▶ **EXERCISE REQUIREMENTS**
Print the records below exactly, from the line containing "Clone this diagram in TikZ." down to the line containing "arc[start angle=-237.7, end", both lines included, and omit every picture.
— start AVAILABLE DATA —
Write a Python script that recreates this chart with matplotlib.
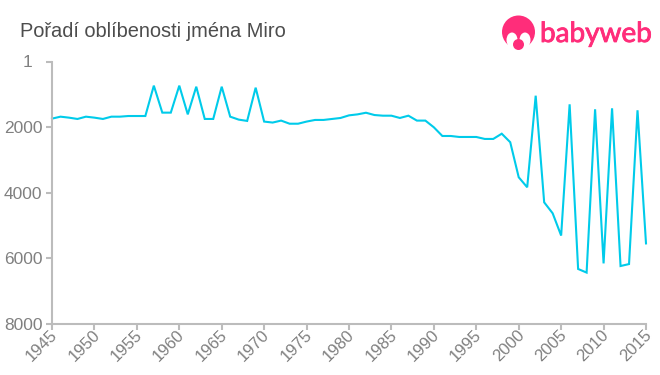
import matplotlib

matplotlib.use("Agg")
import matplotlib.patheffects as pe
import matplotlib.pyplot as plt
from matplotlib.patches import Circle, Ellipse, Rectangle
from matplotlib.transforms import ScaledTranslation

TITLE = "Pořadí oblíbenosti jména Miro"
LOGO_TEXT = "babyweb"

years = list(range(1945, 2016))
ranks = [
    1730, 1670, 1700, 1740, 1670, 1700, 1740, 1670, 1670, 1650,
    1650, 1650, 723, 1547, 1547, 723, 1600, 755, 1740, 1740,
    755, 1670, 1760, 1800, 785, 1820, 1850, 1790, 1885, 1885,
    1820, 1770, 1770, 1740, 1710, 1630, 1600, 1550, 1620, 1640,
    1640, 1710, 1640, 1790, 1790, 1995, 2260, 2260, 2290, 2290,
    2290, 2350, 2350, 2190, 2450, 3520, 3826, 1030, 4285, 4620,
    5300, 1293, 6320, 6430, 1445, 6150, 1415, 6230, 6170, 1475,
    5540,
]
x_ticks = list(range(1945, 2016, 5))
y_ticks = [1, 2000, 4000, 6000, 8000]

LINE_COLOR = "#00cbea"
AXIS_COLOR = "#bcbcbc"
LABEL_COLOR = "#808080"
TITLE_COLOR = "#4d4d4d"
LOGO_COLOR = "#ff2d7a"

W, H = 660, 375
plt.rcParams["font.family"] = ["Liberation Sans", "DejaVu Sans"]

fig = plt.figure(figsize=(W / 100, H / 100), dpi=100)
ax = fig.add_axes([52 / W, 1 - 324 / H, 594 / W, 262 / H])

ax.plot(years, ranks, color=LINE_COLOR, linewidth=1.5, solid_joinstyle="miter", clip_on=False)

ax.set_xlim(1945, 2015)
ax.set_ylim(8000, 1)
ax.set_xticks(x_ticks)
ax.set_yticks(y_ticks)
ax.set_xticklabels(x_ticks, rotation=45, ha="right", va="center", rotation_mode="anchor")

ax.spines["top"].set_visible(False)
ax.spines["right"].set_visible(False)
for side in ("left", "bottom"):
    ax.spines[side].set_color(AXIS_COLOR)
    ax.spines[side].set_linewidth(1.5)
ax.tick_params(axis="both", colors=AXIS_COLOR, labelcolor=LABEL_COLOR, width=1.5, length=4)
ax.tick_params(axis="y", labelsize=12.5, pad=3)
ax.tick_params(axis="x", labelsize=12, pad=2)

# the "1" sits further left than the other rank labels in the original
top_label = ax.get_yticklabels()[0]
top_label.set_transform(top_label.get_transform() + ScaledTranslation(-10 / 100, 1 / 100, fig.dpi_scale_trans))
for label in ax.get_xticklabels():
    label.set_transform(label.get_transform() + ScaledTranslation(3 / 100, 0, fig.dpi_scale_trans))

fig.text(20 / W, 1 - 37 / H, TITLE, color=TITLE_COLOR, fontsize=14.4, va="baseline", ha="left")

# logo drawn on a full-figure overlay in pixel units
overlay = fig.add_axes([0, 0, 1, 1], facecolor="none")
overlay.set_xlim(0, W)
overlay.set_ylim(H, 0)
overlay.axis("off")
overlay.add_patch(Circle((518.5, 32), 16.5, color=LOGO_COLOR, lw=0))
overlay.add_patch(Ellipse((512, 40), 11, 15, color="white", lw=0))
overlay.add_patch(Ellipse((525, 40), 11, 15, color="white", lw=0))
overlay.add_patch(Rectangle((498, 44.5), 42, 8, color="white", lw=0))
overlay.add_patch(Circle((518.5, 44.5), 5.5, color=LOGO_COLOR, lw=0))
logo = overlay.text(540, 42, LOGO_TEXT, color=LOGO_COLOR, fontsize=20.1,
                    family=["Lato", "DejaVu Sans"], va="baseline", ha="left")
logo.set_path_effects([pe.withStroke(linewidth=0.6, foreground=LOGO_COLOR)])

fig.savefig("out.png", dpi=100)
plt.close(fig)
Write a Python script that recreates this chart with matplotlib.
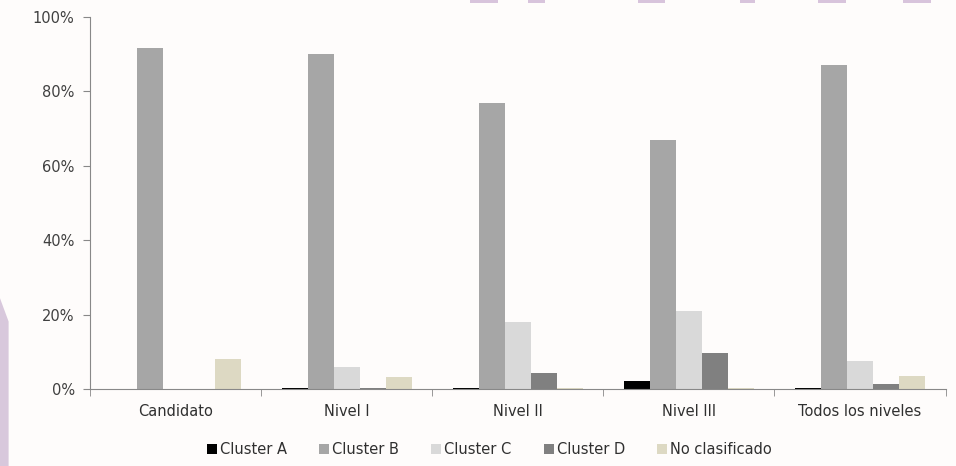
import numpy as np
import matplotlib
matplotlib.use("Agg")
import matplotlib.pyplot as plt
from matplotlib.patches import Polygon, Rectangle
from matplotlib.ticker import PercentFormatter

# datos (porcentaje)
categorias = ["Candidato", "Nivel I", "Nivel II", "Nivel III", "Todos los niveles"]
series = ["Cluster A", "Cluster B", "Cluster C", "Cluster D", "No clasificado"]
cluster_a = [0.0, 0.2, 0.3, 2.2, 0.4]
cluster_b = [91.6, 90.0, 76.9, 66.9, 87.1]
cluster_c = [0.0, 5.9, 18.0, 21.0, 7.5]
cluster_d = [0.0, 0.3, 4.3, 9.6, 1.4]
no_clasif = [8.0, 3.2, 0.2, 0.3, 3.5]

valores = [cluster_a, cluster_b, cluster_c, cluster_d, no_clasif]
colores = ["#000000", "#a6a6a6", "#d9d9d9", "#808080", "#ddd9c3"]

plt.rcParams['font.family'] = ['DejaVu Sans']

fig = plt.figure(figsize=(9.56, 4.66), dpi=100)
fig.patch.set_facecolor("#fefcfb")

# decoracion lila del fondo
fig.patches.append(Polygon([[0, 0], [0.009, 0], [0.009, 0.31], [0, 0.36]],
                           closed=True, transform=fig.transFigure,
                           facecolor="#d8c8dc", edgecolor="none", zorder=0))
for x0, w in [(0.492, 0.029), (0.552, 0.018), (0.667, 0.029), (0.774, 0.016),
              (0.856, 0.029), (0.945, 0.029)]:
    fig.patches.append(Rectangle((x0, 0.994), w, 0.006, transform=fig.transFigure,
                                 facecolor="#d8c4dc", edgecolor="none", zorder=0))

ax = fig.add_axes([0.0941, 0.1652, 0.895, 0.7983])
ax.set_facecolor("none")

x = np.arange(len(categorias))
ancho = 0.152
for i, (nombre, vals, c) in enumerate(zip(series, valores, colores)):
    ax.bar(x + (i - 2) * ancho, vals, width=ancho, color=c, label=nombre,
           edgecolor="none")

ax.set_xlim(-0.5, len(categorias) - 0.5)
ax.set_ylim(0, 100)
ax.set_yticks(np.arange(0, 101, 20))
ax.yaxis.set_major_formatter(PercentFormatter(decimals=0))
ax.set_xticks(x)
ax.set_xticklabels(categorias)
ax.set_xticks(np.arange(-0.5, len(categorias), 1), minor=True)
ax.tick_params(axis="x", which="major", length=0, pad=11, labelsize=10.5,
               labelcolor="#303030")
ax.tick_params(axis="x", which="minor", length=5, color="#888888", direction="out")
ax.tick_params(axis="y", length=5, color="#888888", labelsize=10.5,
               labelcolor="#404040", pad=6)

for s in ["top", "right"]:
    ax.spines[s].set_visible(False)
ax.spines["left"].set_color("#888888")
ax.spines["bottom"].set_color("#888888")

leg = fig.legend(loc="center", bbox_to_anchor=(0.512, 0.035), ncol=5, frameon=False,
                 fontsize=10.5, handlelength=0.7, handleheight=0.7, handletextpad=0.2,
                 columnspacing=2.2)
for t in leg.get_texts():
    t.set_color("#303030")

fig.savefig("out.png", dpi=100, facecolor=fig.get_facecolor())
— end AVAILABLE DATA —
— start AVAILABLE DATA —
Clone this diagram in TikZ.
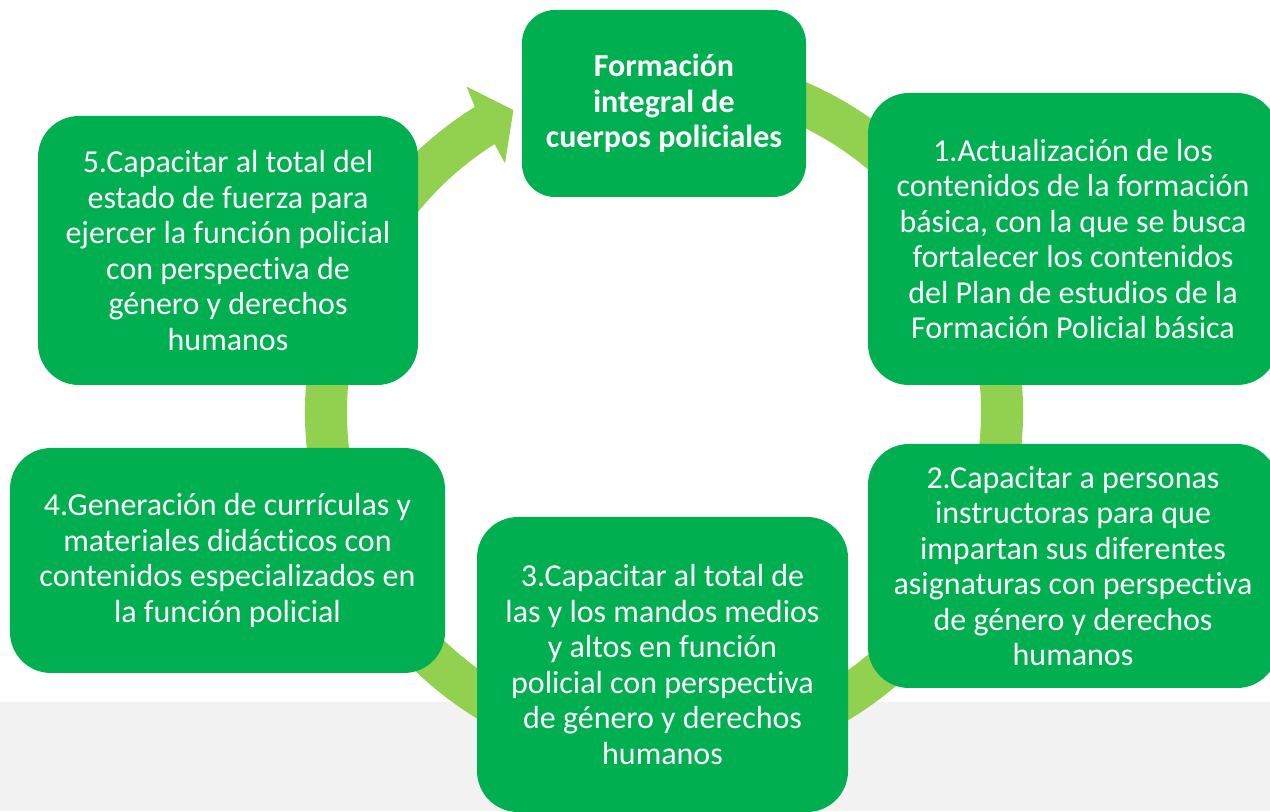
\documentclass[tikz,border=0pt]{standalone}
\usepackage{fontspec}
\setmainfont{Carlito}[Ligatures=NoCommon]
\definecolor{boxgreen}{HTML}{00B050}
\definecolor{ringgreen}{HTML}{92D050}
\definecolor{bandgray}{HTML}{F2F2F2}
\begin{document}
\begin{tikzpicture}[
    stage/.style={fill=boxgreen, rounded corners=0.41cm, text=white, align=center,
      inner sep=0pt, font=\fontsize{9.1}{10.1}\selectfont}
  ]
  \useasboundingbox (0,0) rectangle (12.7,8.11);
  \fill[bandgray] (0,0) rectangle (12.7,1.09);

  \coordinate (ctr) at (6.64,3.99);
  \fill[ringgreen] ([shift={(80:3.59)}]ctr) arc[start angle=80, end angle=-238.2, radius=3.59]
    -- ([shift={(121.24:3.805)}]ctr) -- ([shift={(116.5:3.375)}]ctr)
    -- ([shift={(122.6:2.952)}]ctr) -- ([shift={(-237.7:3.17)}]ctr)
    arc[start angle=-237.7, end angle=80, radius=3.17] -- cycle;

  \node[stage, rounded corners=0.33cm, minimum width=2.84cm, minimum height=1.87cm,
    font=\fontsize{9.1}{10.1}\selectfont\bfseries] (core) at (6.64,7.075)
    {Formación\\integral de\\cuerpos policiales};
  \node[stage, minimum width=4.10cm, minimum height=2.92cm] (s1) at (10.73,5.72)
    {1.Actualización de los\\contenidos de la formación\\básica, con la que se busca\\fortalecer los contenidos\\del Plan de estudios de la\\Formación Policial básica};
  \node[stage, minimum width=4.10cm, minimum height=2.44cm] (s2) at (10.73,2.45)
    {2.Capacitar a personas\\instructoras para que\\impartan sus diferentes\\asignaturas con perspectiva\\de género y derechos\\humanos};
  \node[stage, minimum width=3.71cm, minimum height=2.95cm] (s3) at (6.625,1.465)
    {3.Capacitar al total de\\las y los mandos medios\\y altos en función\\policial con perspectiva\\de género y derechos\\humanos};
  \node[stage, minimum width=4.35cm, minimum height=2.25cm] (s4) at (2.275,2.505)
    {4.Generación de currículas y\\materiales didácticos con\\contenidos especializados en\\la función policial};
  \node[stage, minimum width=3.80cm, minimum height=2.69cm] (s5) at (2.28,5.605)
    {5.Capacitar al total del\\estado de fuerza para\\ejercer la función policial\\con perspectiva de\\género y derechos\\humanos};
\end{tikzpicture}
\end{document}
— end AVAILABLE DATA —
▶ **RESULT FOR THIS TASK**
Clone this diagram in TikZ.
\documentclass[tikz,border=0pt]{standalone}
\usepackage{fontspec}
\setmainfont{Carlito}[Ligatures=NoCommon]
\definecolor{boxgreen}{HTML}{00B050}
\definecolor{ringgreen}{HTML}{92D050}
\definecolor{bandgray}{HTML}{F2F2F2}
\begin{document}
\begin{tikzpicture}[
    stage/.style={fill=boxgreen, rounded corners=0.41cm, text=white, align=center,
      inner sep=0pt, font=\fontsize{9.1}{10.1}\selectfont}
  ]
  \useasboundingbox (0,0) rectangle (12.7,8.11);
  \fill[bandgray] (0,0) rectangle (12.7,1.09);

  \coordinate (ctr) at (6.64,3.99);
  \fill[ringgreen] ([shift={(80:3.59)}]ctr) arc[start angle=80, end angle=-238.2, radius=3.59]
    -- ([shift={(121.24:3.805)}]ctr) -- ([shift={(116.5:3.375)}]ctr)
    -- ([shift={(122.6:2.952)}]ctr) -- ([shift={(-237.7:3.17)}]ctr)
    arc[start angle=-237.7, end angle=80, radius=3.17] -- cycle;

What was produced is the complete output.